TPG’s €1 Billion Bid for Nexi’s Digital Banking Unit Rejected by Italian Fintech

TPG
December 19, 2025

TPG Inc. offered to acquire Nexi’s Digital Banking Solutions unit for roughly €1 billion (about $1.15 billion) on December 18 2025, but Nexi’s board declined the proposal. The decision was confirmed in a statement issued the same day, citing a strategic assessment that the unit’s value and national‑interest considerations outweighed the financial upside of the offer.

Nexi’s rejection was driven in large part by opposition from its second‑largest shareholder, Italy’s state‑owned Cassa Depositi e Prestiti (CDP).
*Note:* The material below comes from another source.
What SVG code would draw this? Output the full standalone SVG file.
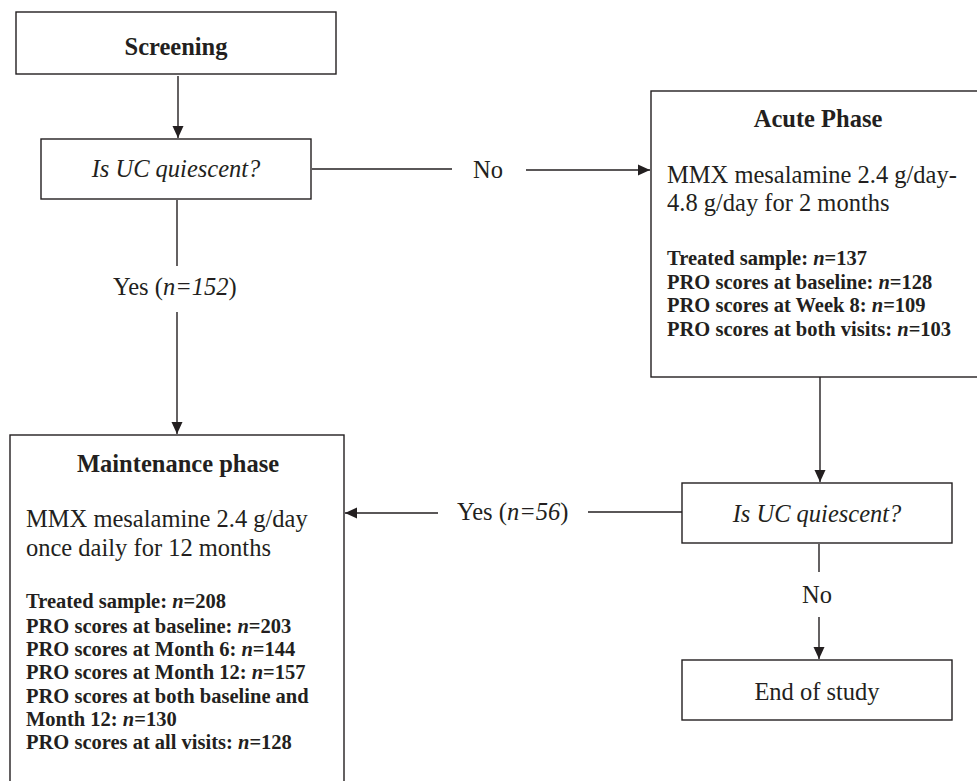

CDP argued that the digital banking unit—providing core open‑banking, corporate‑banking, and inter‑bank clearing technology—was a critical piece of Italy’s financial infrastructure. The board’s resolution reflected a broader EU emphasis on digital sovereignty and the protection of essential financial services from foreign ownership.

The unit had previously attracted interest from other buyers. Earlier this year, Nexi explored a sale to infrastructure fund F2i and had received a preliminary bid from TPG of about €800 million. The €1 billion offer represented a significant premium over those earlier talks, but the board judged that retaining the unit aligned better with long‑term strategic goals and national‑interest concerns.

Financially, the Digital Banking Solutions unit generated core earnings of €155 million for Nexi in 2025. In the first quarter of the year, the segment reported revenues of €86.9 million, a modest 0.7% year‑over‑year increase, underscoring its steady contribution to Nexi’s overall profitability. The unit’s earnings stability reinforced the board’s view that the asset’s intrinsic value justified keeping it in the company’s portfolio.

TPG has been expanding its European presence through investments in real‑estate and software platforms. Acquiring Nexi’s digital banking unit would have marked a substantial entry into the European payments market, providing TPG with a platform for open‑banking services and inter‑bank clearing. The rejection therefore represents a missed opportunity for TPG to deepen its footprint in a key region, while preserving a valuable asset for Nexi.

Nexi’s statement highlighted that the board had “carefully considered the offer and concluded that proceeding with the transaction would not serve the company’s long‑term interests.” The statement also noted that the board had reserved the right to reassess the proposal under different circumstances, indicating that the decision was not a final dismissal of all future negotiations.

The rejection underscores the importance of national‑interest considerations in cross‑border M&A involving critical financial infrastructure. It also signals to other potential buyers that strategic alignment and shareholder support are essential when evaluating offers for technology‑heavy units in regulated markets.